Crítica | Louca Obsessão

AUTORIA CORROMPIDA

Amado filme dos anos 90, Louca Obsessão funciona ainda melhor como estudo de caso


Coisa de dois, três anos atrás, escrever sobre clássicos era uma coisa que me deixava com um sentimento amargo. Que, no caso, se tornava ainda pior por não conseguir diagnosticar o porquê de me sentir assim.

Hoje o motivo me é bem claro: não assistia clássicos para ver o que achava deles, mas para confirmar que gostava e “entendia”. Por consequência, os textos nao eram as minhas ideias sobre o filme, mas uma soma de clichês que desmembravam as opiniões de senso comum acerca da obra.

Então, provavelmente, se pegar uma crítica minha de Louca Obsessão (acho que escrevi sobre em algum confim aqui do site), provavelmente falaria da “tensão criada pelo diretor”, do “roteiro minimalista e bem amarrado baseado na obra de Stephen King” e de “uma das melhores atuações de todos os tempos”. Felizmente, evoluímos.

LIVROS E AUTORES

Cinema é imagem, antes de história, premissa, roteiro. Cinema é o que vemos na tela e, como alguns pontuaram, poucas coisas são menos interessantes do que o processo criativo de um escritor. O que torna Louca Obsessão, um filme sobre esse e suas obras, ao menos interessante quando analisado de maneira dialética entre a diegese e a não diegese.

De absolutamente nada importa se esse filme - ou qualquer outro - é fiel ao livro. Porém, ha algo no cerne do longa de Rob Reiner que surge como uma das discussões mais interessantes acerca de si, e vai além até mesmo dos méritos cinematográficos da obra.

Afinal, o que diz sobre a autoria de algo quando este é escrito sobre uma situação tão extrema? Além de alegorias, o personagem do recentemente falecido, o grande James Caan, se encontra em uma situação extrema de puro horror, onde tem de alterar a história para que seja tanto sua chance de liberdade como seu meio de sobrevivência. Ainda assim, feita de maneira afetada e com o intuito de ser manipuladora, ela causa efeitos visíveis na pirada Annie Wilkes, não muito diferente do que são diretores que se curvam a estúdios e fazem filmes enlatados, mas que ainda conseguem levar pessoas a lotar as sessões.

E olhem só: de toda e qualquer interpretação que o filme possa ter, nenhuma me parece tão divertida como a de que Wilkes representa os fandoms por aí, que enchem tanto o saco para que os filmes saiam exatamente como eles querem - ela basicamente limita as opções de Caan -, e acabam se emocionando ao confirmar o que já sabiam antes.

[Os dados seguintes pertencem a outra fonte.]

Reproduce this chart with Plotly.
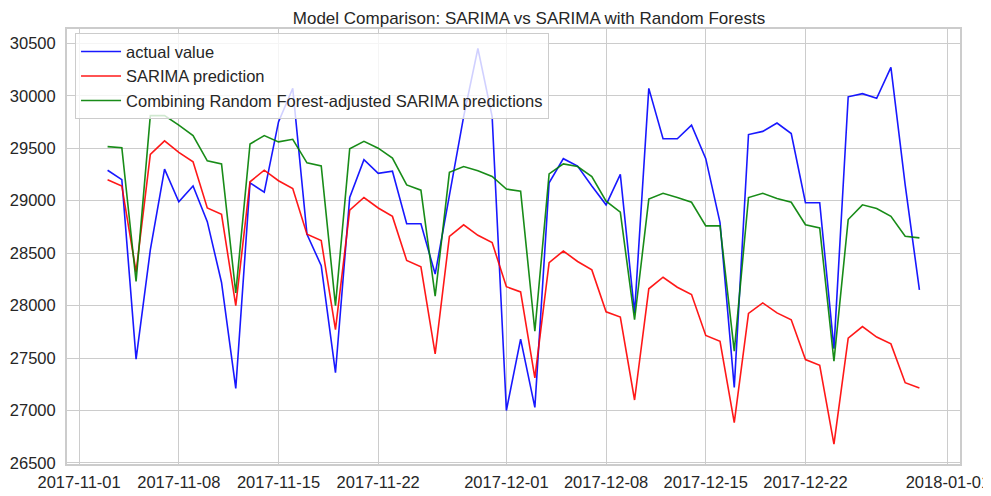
import pandas as pd
import plotly.graph_objects as go

dates = pd.date_range("2017-11-03", "2017-12-30", freq="D")

actual_value = [29290, 29200, 27490, 28530, 29300, 28990, 29140, 28800, 28220, 27210,
                29170, 29080, 29750, 30070, 28680, 28380, 27360, 29030, 29390, 29260,
                29280, 28780, 28780, 28300, 29050, 29800, 30450, 29800, 27000, 27680,
                27030, 29170, 29400, 29330, 29140, 28960, 29250, 27930, 30070, 29590,
                29590, 29720, 29400, 28790, 27220, 29630, 29660, 29740, 29640, 28980,
                28980, 27590, 29990, 30020, 29975, 30270, 29150, 28150]

sarima_pred = [29200, 29140, 28320, 29440, 29570, 29460, 29370, 28930, 28870, 28000,
               29180, 29290, 29190, 29115, 28680, 28620, 27770, 28910, 29030, 28930,
               28850, 28430, 28370, 27540, 28660, 28770, 28670, 28600, 28180, 28130,
               27310, 28410, 28520, 28420, 28340, 27940, 27890, 27100, 28160, 28270,
               28175, 28105, 27715, 27660, 26885, 27925, 28025, 27930, 27865, 27485,
               27430, 26680, 27690, 27800, 27700, 27635, 27265, 27215]

combined_pred = [29515, 29505, 28230, 29810, 29810, 29720, 29620, 29380, 29350, 28120,
                 29540, 29620, 29560, 29585, 29360, 29330, 28000, 29495, 29565, 29500,
                 29405, 29150, 29100, 28090, 29270, 29325, 29285, 29230, 29110, 29090,
                 27755, 29255, 29350, 29325, 29230, 28995, 28890, 27865, 29015, 29070,
                 29030, 28985, 28760, 28760, 27565, 29030, 29070, 29020, 28985, 28770,
                 28740, 27470, 28820, 28960, 28925, 28850, 28660, 28645]

x_tick_vals = ["2017-11-01", "2017-11-08", "2017-11-15", "2017-11-22", "2017-12-01",
               "2017-12-08", "2017-12-15", "2017-12-22", "2018-01-01"]
y_tick_vals = [26500, 27000, 27500, 28000, 28500, 29000, 29500, 30000, 30500]

font_family = "Liberation Sans, Arial, sans-serif"
text_color = "#262626"
grid_color = "#cccccc"

fig = go.Figure()
fig.add_trace(go.Scatter(x=dates, y=actual_value, mode="lines", name="actual value",
                         line=dict(color="#0000ff", width=1.6), opacity=0.9))
fig.add_trace(go.Scatter(x=dates, y=sarima_pred, mode="lines", name="SARIMA prediction",
                         line=dict(color="#ff0000", width=1.6), opacity=0.9))
fig.add_trace(go.Scatter(x=dates, y=combined_pred, mode="lines",
                         name="Combining Random Forest-adjusted SARIMA predictions",
                         line=dict(color="#008000", width=1.6), opacity=0.9))

# The page body adds an 8px offset; the figure is sized/margined to compensate.
fig.update_layout(
    width=983, height=488,
    margin=dict(l=59, r=31, t=21, b=32, autoexpand=False),
    paper_bgcolor="white", plot_bgcolor="white",
    font=dict(family=font_family, size=16.5, color=text_color),
    title=dict(text="Model Comparison: SARIMA vs SARIMA with Random Forests",
               x=0.53, xanchor="center", y=1.0, yanchor="top",
               pad=dict(t=4, b=0),
               font=dict(size=17, color=text_color)),
    showlegend=True,
    legend=dict(x=0.009, y=0.99, xanchor="left", yanchor="top",
                bgcolor="rgba(255,255,255,0.8)", bordercolor=grid_color, borderwidth=1,
                font=dict(size=16.5, color=text_color), tracegroupgap=0,
                itemwidth=40),
)
fig.update_xaxes(
    type="date", automargin=False,
    range=["2017-10-31 03:36", "2018-01-01 20:24"],
    tickvals=x_tick_vals, tickformat="%Y-%m-%d",
    showgrid=True, gridcolor=grid_color, gridwidth=1,
    showline=True, linecolor=grid_color, linewidth=2, mirror=True,
    ticks="", zeroline=False, ticklabelstandoff=2,
)
fig.update_yaxes(
    automargin=False,
    range=[26490, 30636],
    tickvals=y_tick_vals, tickformat="d",
    showgrid=True, gridcolor=grid_color, gridwidth=1,
    showline=True, linecolor=grid_color, linewidth=2, mirror=True,
    ticks="", zeroline=False, ticklabelstandoff=6,
)

fig.write_html("out.html")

Seria isso uma espécie de autoria coletiva, condicionada para tender uma demanda fabricada?

Acho que existem mais evidências para dizer que sim, basta ver a quantas andam os universos cinematográficos de Marvel, DC e Star Wars, com uma porcaria seguindo a outra, e com os fãs cada vez mais reclamantes, mesmo assistindo exatamente aquilo que pedem enlouquecidamente para assistir.

Seriamos, então, todos Annie Wilkes? Reféns de mundos imaginários que deixamos afetar nosso dia a dia? Capazes de destruir a vida de alguém por nao concordarmos com suas posições, e cada vez mais puritanos à ponto de nos recusarmos a crescer, com uma aversão a palavrões e ao sexo?

Seria então Louca Obsessão uma previsão da castração imagética oferecida pelo mundo tecnológico?

Olha, provavelmente não, mas me diverti tanto escrevendo essa teoria como assistindo ao filme pela segunda vez - e o fato de a teoria, agora, ser também realidade para quem a ler, se torna o toque final sobre o poder da autoria coletiva.

Se é algo que faz bem, daí é outra história. E Stephen King tem várias.